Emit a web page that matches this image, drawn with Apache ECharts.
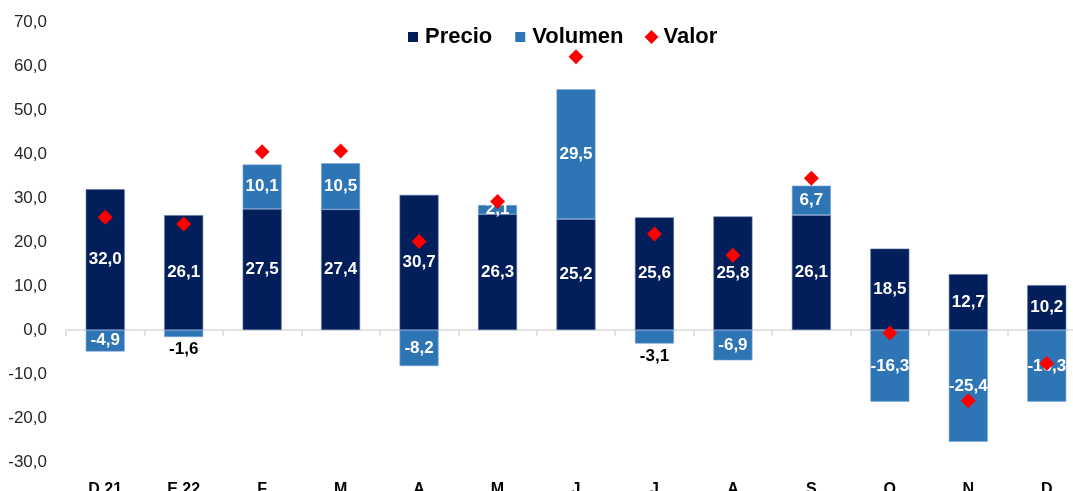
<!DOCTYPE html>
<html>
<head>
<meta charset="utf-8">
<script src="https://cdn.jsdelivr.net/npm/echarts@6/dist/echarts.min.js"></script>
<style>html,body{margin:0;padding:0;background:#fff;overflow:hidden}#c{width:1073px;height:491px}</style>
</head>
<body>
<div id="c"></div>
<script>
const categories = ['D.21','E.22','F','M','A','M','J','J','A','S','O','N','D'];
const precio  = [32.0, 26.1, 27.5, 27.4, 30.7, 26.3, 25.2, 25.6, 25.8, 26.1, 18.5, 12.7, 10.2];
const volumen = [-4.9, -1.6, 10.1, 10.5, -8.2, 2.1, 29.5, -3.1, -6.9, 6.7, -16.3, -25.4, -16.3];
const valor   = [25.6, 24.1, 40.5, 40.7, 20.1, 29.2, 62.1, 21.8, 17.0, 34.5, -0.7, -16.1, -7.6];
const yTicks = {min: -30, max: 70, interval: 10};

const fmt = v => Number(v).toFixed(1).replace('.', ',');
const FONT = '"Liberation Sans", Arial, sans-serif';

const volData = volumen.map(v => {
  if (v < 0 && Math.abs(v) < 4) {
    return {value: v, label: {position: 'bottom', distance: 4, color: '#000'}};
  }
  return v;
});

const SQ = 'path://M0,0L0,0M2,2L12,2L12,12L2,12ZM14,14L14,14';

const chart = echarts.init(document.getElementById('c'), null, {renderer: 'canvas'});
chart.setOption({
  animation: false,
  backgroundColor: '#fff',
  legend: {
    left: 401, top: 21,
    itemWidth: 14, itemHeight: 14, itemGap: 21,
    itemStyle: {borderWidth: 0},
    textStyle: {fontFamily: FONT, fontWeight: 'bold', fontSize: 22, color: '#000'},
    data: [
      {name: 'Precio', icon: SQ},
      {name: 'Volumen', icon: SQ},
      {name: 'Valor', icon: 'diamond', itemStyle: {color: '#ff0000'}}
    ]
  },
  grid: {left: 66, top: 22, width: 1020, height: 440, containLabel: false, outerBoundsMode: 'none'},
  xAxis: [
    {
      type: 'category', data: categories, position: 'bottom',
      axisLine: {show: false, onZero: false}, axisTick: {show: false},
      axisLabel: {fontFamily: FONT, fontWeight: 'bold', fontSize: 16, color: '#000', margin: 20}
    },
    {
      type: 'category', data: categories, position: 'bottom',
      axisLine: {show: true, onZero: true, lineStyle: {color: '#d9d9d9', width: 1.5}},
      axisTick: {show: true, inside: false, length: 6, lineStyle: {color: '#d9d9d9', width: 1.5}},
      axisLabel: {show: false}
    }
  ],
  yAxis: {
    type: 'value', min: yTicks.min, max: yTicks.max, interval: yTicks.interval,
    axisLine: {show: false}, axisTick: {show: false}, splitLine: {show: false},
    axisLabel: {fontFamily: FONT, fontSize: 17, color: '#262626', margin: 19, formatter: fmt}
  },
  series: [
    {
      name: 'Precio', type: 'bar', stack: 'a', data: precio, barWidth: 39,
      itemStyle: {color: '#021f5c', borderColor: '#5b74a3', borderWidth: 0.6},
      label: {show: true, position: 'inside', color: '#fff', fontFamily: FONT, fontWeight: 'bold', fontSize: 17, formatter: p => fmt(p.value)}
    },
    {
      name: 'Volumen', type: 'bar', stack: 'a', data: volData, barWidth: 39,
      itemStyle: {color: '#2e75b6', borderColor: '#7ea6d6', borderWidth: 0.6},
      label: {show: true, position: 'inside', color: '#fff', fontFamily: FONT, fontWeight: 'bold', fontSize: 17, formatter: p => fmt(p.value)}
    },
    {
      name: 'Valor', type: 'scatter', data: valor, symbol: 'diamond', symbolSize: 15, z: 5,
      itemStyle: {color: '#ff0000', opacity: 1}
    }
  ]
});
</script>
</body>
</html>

============

_DO THIS_
Set down the material exactly, every line of it, except for the pictures.

_RESULT OF THE TASK_
Emit a web page that matches this image, drawn with Apache ECharts.
<!DOCTYPE html>
<html>
<head>
<meta charset="utf-8">
<script src="https://cdn.jsdelivr.net/npm/echarts@6/dist/echarts.min.js"></script>
<style>html,body{margin:0;padding:0;background:#fff;overflow:hidden}#c{width:1073px;height:491px}</style>
</head>
<body>
<div id="c"></div>
<script>
const categories = ['D.21','E.22','F','M','A','M','J','J','A','S','O','N','D'];
const precio  = [32.0, 26.1, 27.5, 27.4, 30.7, 26.3, 25.2, 25.6, 25.8, 26.1, 18.5, 12.7, 10.2];
const volumen = [-4.9, -1.6, 10.1, 10.5, -8.2, 2.1, 29.5, -3.1, -6.9, 6.7, -16.3, -25.4, -16.3];
const valor   = [25.6, 24.1, 40.5, 40.7, 20.1, 29.2, 62.1, 21.8, 17.0, 34.5, -0.7, -16.1, -7.6];
const yTicks = {min: -30, max: 70, interval: 10};

const fmt = v => Number(v).toFixed(1).replace('.', ',');
const FONT = '"Liberation Sans", Arial, sans-serif';

const volData = volumen.map(v => {
  if (v < 0 && Math.abs(v) < 4) {
    return {value: v, label: {position: 'bottom', distance: 4, color: '#000'}};
  }
  return v;
});

const SQ = 'path://M0,0L0,0M2,2L12,2L12,12L2,12ZM14,14L14,14';

const chart = echarts.init(document.getElementById('c'), null, {renderer: 'canvas'});
chart.setOption({
  animation: false,
  backgroundColor: '#fff',
  legend: {
    left: 401, top: 21,
    itemWidth: 14, itemHeight: 14, itemGap: 21,
    itemStyle: {borderWidth: 0},
    textStyle: {fontFamily: FONT, fontWeight: 'bold', fontSize: 22, color: '#000'},
    data: [
      {name: 'Precio', icon: SQ},
      {name: 'Volumen', icon: SQ},
      {name: 'Valor', icon: 'diamond', itemStyle: {color: '#ff0000'}}
    ]
  },
  grid: {left: 66, top: 22, width: 1020, height: 440, containLabel: false, outerBoundsMode: 'none'},
  xAxis: [
    {
      type: 'category', data: categories, position: 'bottom',
      axisLine: {show: false, onZero: false}, axisTick: {show: false},
      axisLabel: {fontFamily: FONT, fontWeight: 'bold', fontSize: 16, color: '#000', margin: 20}
    },
    {
      type: 'category', data: categories, position: 'bottom',
      axisLine: {show: true, onZero: true, lineStyle: {color: '#d9d9d9', width: 1.5}},
      axisTick: {show: true, inside: false, length: 6, lineStyle: {color: '#d9d9d9', width: 1.5}},
      axisLabel: {show: false}
    }
  ],
  yAxis: {
    type: 'value', min: yTicks.min, max: yTicks.max, interval: yTicks.interval,
    axisLine: {show: false}, axisTick: {show: false}, splitLine: {show: false},
    axisLabel: {fontFamily: FONT, fontSize: 17, color: '#262626', margin: 19, formatter: fmt}
  },
  series: [
    {
      name: 'Precio', type: 'bar', stack: 'a', data: precio, barWidth: 39,
      itemStyle: {color: '#021f5c', borderColor: '#5b74a3', borderWidth: 0.6},
      label: {show: true, position: 'inside', color: '#fff', fontFamily: FONT, fontWeight: 'bold', fontSize: 17, formatter: p => fmt(p.value)}
    },
    {
      name: 'Volumen', type: 'bar', stack: 'a', data: volData, barWidth: 39,
      itemStyle: {color: '#2e75b6', borderColor: '#7ea6d6', borderWidth: 0.6},
      label: {show: true, position: 'inside', color: '#fff', fontFamily: FONT, fontWeight: 'bold', fontSize: 17, formatter: p => fmt(p.value)}
    },
    {
      name: 'Valor', type: 'scatter', data: valor, symbol: 'diamond', symbolSize: 15, z: 5,
      itemStyle: {color: '#ff0000', opacity: 1}
    }
  ]
});
</script>
</body>
</html>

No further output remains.